Communication, Communication… Communication

The best tool that an organization can utilize to achieve seamless alignment of their sales and marketing is simple communication. These teams, which have operated autonomously of one another for so long, now need to work side by side.

For example, marketing needs to create campaigns that aid sales' strategies, while sales need to leverage marketing's messages in their pitches. This produces that cohesive, frictionless purchase journey that organizations want to give their customers.

There's some simple, yet effective communication strategies that can bolster your organization's alignment. For example:

Team Meetings: No one likes large meetings, but in a properly aligned business, they are very essential. It's a critical time to reiterate the latest goals, look at the current metrics and discuss new ways that sales can support marketing and vice versa.

Feedback Loops: One of the more undervalued communication techniques is creating a feedback loop between marketers and salespersons.

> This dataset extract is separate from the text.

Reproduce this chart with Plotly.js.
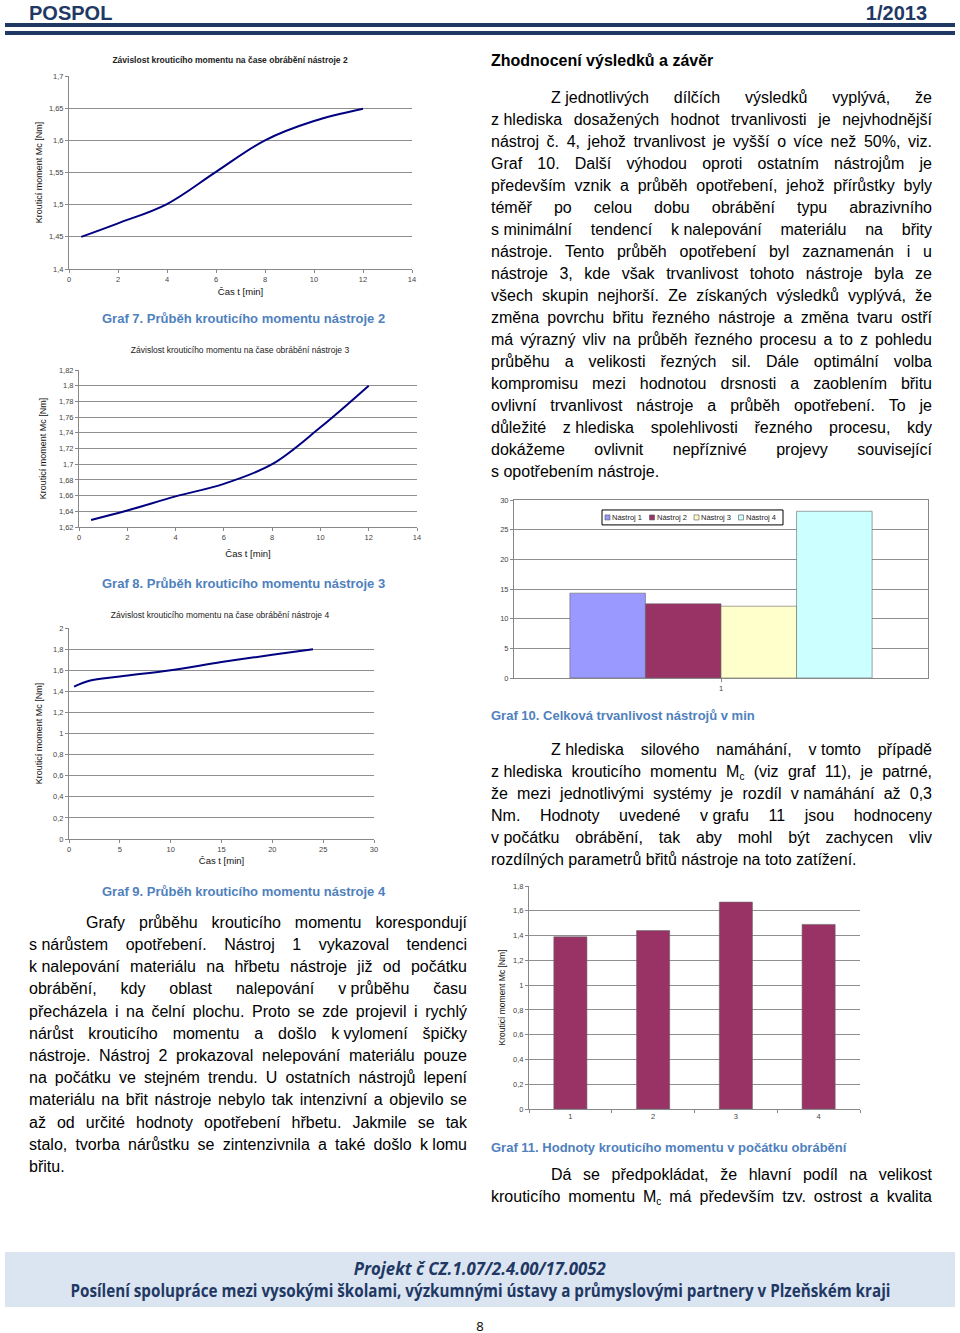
<!DOCTYPE html>
<html><head><meta charset="utf-8">
<script src="https://cdn.plot.ly/plotly-3.0.1.min.js"></script>
<style>
body{margin:0;width:960px;height:1333px;position:relative;background:#fff;font-family:"Liberation Sans",Arial,sans-serif;overflow:hidden}
.ln{position:absolute;font-size:16px;line-height:22px;height:22px;white-space:nowrap;text-align:justify;text-align-last:justify;color:#000}
.ln.last{text-align:left;text-align-last:left}
.ln sub{font-size:10px;line-height:0;vertical-align:-3px}
.nb{display:inline-block;white-space:pre}
.cap{position:absolute;font-size:13px;line-height:16px;font-weight:bold;color:#4f81bd;white-space:nowrap}
.chart{position:absolute}
.hdr{position:absolute;font-size:20px;line-height:20px;font-weight:bold;color:#1f3864}
.bar{position:absolute;left:5px;width:950px;background:#1f3864}
.foot{position:absolute;left:5px;width:950px;top:1252px;height:55px;background:#dbe5f1}
.fl{position:absolute;left:0;width:960px;text-align:center;color:#1f3864;font-family:"Open Sans","Noto Sans",sans-serif;font-weight:bold;white-space:nowrap}
.fl span{display:inline-block;transform-origin:center}
</style></head>
<body>
<div class="hdr" style="left:29px;top:3px">POSPOL</div>
<div class="hdr" style="right:33px;top:3px">1/2013</div>
<div class="bar" style="top:23px;height:4px"></div>
<div class="bar" style="top:31px;height:4px"></div>

<div id="g7" class="chart" style="left:30px;top:50px;width:395px;height:258px"></div>
<div id="g8" class="chart" style="left:30px;top:340px;width:400px;height:228px"></div>
<div id="g9" class="chart" style="left:30px;top:600px;width:360px;height:270px"></div>
<div id="g10" class="chart" style="left:490px;top:495px;width:450px;height:205px"></div>
<div id="g11" class="chart" style="left:490px;top:880px;width:450px;height:250px"></div>

<div class="cap" style="left:102px;top:311px">Graf 7. Průběh krouticího momentu nástroje 2</div>
<div class="cap" style="left:102px;top:576px">Graf 8. Průběh krouticího momentu nástroje 3</div>
<div class="cap" style="left:102px;top:884px">Graf 9. Průběh krouticího momentu nástroje 4</div>
<div class="cap" style="left:491px;top:708px">Graf 10. Celková trvanlivost nástrojů v min</div>
<div class="cap" style="left:491px;top:1140px">Graf 11. Hodnoty krouticího momentu v počátku obrábění</div>

<div class="ln last" style="left:491px;top:50px;font-weight:bold">Zhodnocení výsledků a závěr</div>

<div class="foot"></div>
<div class="fl" style="top:1258px;font-size:17px;line-height:22px"><span id="f1" style="font-style:italic">Projekt č CZ.1.07/2.4.00/17.0052</span></div>
<div class="fl" style="top:1280px;font-size:17px;line-height:22px"><span id="f2">Posílení spolupráce mezi vysokými školami, výzkumnými ústavy a průmyslovými partnery v Plzeňském kraji</span></div>
<div class="fl" style="top:1317px;font-size:13px;line-height:18px;color:#000;font-weight:normal">8</div>

<script>
// ---------- chart data ----------
const g7Time = [0.5, 2, 4, 6, 8, 10, 12];
const g7Moment = [1.45, 1.471, 1.501, 1.551, 1.600, 1.630, 1.649];

const g8Time = [0.5, 2, 4, 6, 8, 10, 12];
const g8Moment = [1.629, 1.641, 1.659, 1.675, 1.700, 1.747, 1.800];

const g9Time = [0.5, 2, 5, 10, 15, 20, 24];
const g9Moment = [1.445, 1.50, 1.54, 1.60, 1.677, 1.746, 1.798];

const g10Category = ['1'];
const g10Names = ['Nástroj 1', 'Nástroj 2', 'Nástroj 3', 'Nástroj 4'];
const g10Life = [14.3, 12.5, 12.1, 28.1];
const g10Colors = ['#9999ff', '#993366', '#ffffcc', '#ccffff'];

const g11Tools = ['1', '2', '3', '4'];
const g11Moment = [1.39, 1.44, 1.67, 1.49];

// ---------- text ----------
const paraRight1 = [
 'Z\u00a0jednotlivých dílčích výsledků vyplývá, že',
 'z\u00a0hlediska dosažených hodnot trvanlivosti je nejvhodnější',
 'nástroj č. 4, jehož trvanlivost je vyšší o více než 50%, viz.',
 'Graf 10. Další výhodou oproti ostatním nástrojům je',
 'především vznik a průběh opotřebení, jehož přírůstky byly',
 'téměř po celou dobu obrábění typu abrazivního',
 's\u00a0minimální tendencí k\u00a0nalepování materiálu na břity',
 'nástroje. Tento průběh opotřebení byl zaznamenán i u',
 'nástroje 3, kde však trvanlivost tohoto nástroje byla ze',
 'všech skupin nejhorší. Ze získaných výsledků vyplývá, že',
 'změna povrchu břitu řezného nástroje a změna tvaru ostří',
 'má výrazný vliv na průběh řezného procesu a to z pohledu',
 'průběhu a velikosti řezných sil. Dále optimální volba',
 'kompromisu mezi hodnotou drsnosti a zaoblením břitu',
 'ovlivní trvanlivost nástroje a průběh opotřebení. To je',
 'důležité z\u00a0hlediska spolehlivosti řezného procesu, kdy',
 'dokážeme ovlivnit nepříznivé projevy související',
 's\u00a0opotřebením nástroje.'
];
const paraRight2 = [
 'Z\u00a0hlediska silového namáhání, v\u00a0tomto případě',
 'z\u00a0hlediska krouticího momentu M<sub>c</sub> (viz graf 11), je patrné,',
 'že mezi jednotlivými systémy je rozdíl v\u00a0namáhání až 0,3',
 'Nm. Hodnoty uvedené v\u00a0grafu 11 jsou hodnoceny',
 'v\u00a0počátku obrábění, tak aby mohl být zachycen vliv',
 'rozdílných parametrů břitů nástroje na toto zatížení.'
];
const paraRight3 = [
 'Dá se předpokládat, že hlavní podíl na velikost',
 'krouticího momentu M<sub>c</sub> má především tzv. ostrost a kvalita'
];
const paraLeft = [
 'Grafy průběhu krouticího momentu korespondují',
 's\u00a0nárůstem opotřebení. Nástroj 1 vykazoval tendenci',
 'k\u00a0nalepování materiálu na hřbetu nástroje již od počátku',
 'obrábění, kdy oblast nalepování v\u00a0průběhu času',
 'přecházela i na čelní plochu. Proto se zde projevil i rychlý',
 'nárůst krouticího momentu a došlo k\u00a0vylomení špičky',
 'nástroje. Nástroj 2 prokazoval nelepování materiálu pouze',
 'na počátku ve stejném trendu. U ostatních nástrojů lepení',
 'materiálu na břit nástroje nebylo tak intenzivní a objevilo se',
 'až od určité hodnoty opotřebení hřbetu. Jakmile se tak',
 'stalo, tvorba nárůstku se zintenzivnila a také došlo k\u00a0lomu',
 'břitu.'
];

function placePara(lines, left, right, indent, baseline0, step, lastJustified) {
  lines.forEach((t, i) => {
    const d = document.createElement('div');
    d.className = 'ln' + ((i === lines.length - 1 && !lastJustified) ? ' last' : '');
    const x = left + (i === 0 ? indent : 0);
    d.style.left = x + 'px';
    d.style.width = (right - x) + 'px';
    d.style.top = (baseline0 + i * step - 16.5) + 'px';
    d.innerHTML = t.replace(/(\S+)\u00a0(\S+)/g, '<span class="nb">$1 $2</span>');
    document.body.appendChild(d);
  });
}
placePara(paraRight1, 491, 932, 60, 103.3, 22.0, false);
placePara(paraRight2, 491, 932, 60, 755, 22.1, false);
placePara(paraRight3, 491, 932, 60, 1180.7, 22.0, true);
placePara(paraLeft, 29, 467, 57, 928.3, 22.2, false);

// footer fit
function fit(id, w) {
  const s = document.getElementById(id);
  const cw = s.getBoundingClientRect().width;
  s.style.transform = 'scaleX(' + (w / cw) + ')';
}
fit('f1', 252); fit('f2', 820);

// ---------- charts ----------
const FF = 'Liberation Sans, Arial, sans-serif';
const cfg = {staticPlot: true, displayModeBar: false};
const axBase = {
  showline: true, linecolor: '#888', linewidth: 1, ticks: 'outside', ticklen: 3,
  tickcolor: '#888', zeroline: false, tickfont: {size: 7.5, color: '#444', family: FF}
};

function lineChart(id, x, y, o) {
  Plotly.newPlot(id, [{
    x: x, y: y, type: 'scatter', mode: 'lines',
    line: {color: '#000080', width: 2, shape: 'spline', smoothing: 1}
  }], {
    width: o.w, height: o.h, margin: o.m, separators: ', ',
    paper_bgcolor: '#fff', plot_bgcolor: '#fff', showlegend: false,
    font: {family: FF, size: 8, color: '#333'},
    title: {text: o.title, font: {size: o.tsize, color: '#222', family: FF},
            x: o.tx, xanchor: 'center', y: o.ty, yanchor: 'middle', yref: 'container'},
    xaxis: Object.assign({}, axBase, {range: o.xr, dtick: o.xd, tick0: 0, showgrid: false,
      title: {text: 'Čas t [min]', font: {size: 9.5, color: '#111'}, standoff: o.xs}}),
    yaxis: Object.assign({}, axBase, {range: o.yr, dtick: o.yd, tick0: o.yr[0], showgrid: true,
      gridcolor: '#8f8f8f', gridwidth: 1,
      title: {text: 'Krouticí moment Mc [Nm]', font: {size: 9, color: '#111'}, standoff: o.ys}})
  }, cfg);
}

lineChart('g7', g7Time, g7Moment, {w: 395, h: 258, m: {l: 39, r: 13, t: 26, b: 39},
  title: '<b>Závislost krouticího momentu na čase obrábění nástroje 2</b>', tsize: 8.5,
  tx: 200 / 395, ty: 1 - 10 / 258, xr: [0, 14], xd: 2, yr: [1.4, 1.7], yd: 0.05, xs: 5, ys: 4});
lineChart('g8', g8Time, g8Moment, {w: 400, h: 228, m: {l: 49, r: 13, t: 30, b: 41},
  title: 'Závislost krouticího momentu na čase obrábění nástroje 3', tsize: 8.5,
  tx: 210 / 400, ty: 1 - 10 / 228, xr: [0, 14], xd: 2, yr: [1.62, 1.82], yd: 0.02, xs: 9, ys: 10});
lineChart('g9', g9Time, g9Moment, {w: 360, h: 270, m: {l: 39, r: 16, t: 28, b: 31},
  title: 'Závislost krouticího momentu na čase obrábění nástroje 4', tsize: 8.5,
  tx: 190 / 360, ty: 1 - 15 / 270, xr: [0, 30], xd: 5, yr: [0, 2], yd: 0.2, xs: 4, ys: 8});

// Graf 10 with compact legend (as in the original)
const pw10 = 414;
const lgX0 = (602 - 514) / pw10, lgX1 = (783 - 514) / pw10, lgY0 = 0.86, lgY1 = 0.944;
const lgStart = (605 - 514) / pw10, lgStep = 44.5 / pw10, lgSq = 5 / pw10, lgGap = 7 / pw10;
const g10Shapes = [{type: 'rect', xref: 'paper', yref: 'paper', x0: lgX0, x1: lgX1, y0: lgY0, y1: lgY1,
  line: {color: '#000', width: 1}, fillcolor: '#fff', layer: 'above'}];
const g10Ann = [];
g10Names.forEach((n, i) => {
  const sx = lgStart + i * lgStep;
  g10Shapes.push({type: 'rect', xref: 'paper', yref: 'paper', x0: sx, x1: sx + lgSq,
    y0: 0.888, y1: 0.916, fillcolor: g10Colors[i], line: {color: '#555', width: 0.6}, layer: 'above'});
  g10Ann.push({xref: 'paper', yref: 'paper', x: sx + lgGap, y: 0.902, xanchor: 'left', yanchor: 'middle',
    text: n, showarrow: false, font: {size: 7.5, color: '#222', family: FF}, xshift: -2});
});

Plotly.newPlot('g10', g10Names.map((n, i) => ({
  x: g10Category, y: [g10Life[i]], name: n, type: 'bar',
  marker: {color: g10Colors[i], line: {color: '#666', width: 0.6}}
})), {
  width: 450, height: 205, margin: {l: 24, r: 12, t: 5, b: 22}, separators: ', ',
  paper_bgcolor: '#fff', plot_bgcolor: '#fff', barmode: 'group', bargap: 0.27, bargroupgap: 0,
  font: {family: FF, size: 8, color: '#333'},
  showlegend: false, shapes: g10Shapes, annotations: g10Ann,
  xaxis: Object.assign({}, axBase, {type: 'category', mirror: true, showgrid: false}),
  yaxis: Object.assign({}, axBase, {range: [0, 30], dtick: 5, mirror: true, showgrid: true,
    gridcolor: '#8f8f8f'})
}, cfg);

// Graf 11
Plotly.newPlot('g11', [{
  x: g11Tools, y: g11Moment, type: 'bar',
  marker: {color: '#993366', line: {color: '#666', width: 0.6}}
}], {
  width: 450, height: 250, margin: {l: 39, r: 80, t: 6, b: 21}, separators: ', ',
  paper_bgcolor: '#fff', plot_bgcolor: '#fff', bargap: 0.6, showlegend: false,
  font: {family: FF, size: 8, color: '#333'},
  xaxis: Object.assign({}, axBase, {type: 'category', tickson: 'boundaries', showgrid: false}),
  yaxis: Object.assign({}, axBase, {range: [0, 1.8], dtick: 0.2, showgrid: true, gridcolor: '#8f8f8f',
    title: {text: 'Krouticí moment Mc [Nm]', font: {size: 8.5, color: '#111'}, standoff: 6}})
}, cfg);
</script>
</body></html>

This creates an ongoing conversation about what’s working and what isn’t between these two, newly-connected teams. This feedback can quickly be applied and improve strategies in the immediate future.

Open Office Layout: Changing the layout of your office to mix sales and marketing professionals together makes it much easier for natural communication to take place, whether it’s asking a simple question or collaborating on a new campaign.


Aligning your sales and marketing strategies is all about removing friction from the customer journey to generate increased revenue and more loyal clients. Ironically, achieving this alignment can add friction to your organization and even produce tension among your sales and marketing teams.

By following the tips included in this discussion, you'll successfully complete this transition with less turmoil. Any dramatic chance of this caliber is bound to create some disruption, but your staff will quickly realize that an aligned business performs and operates smoothly and to more significant effect, in terms of growth, revenue and overall success.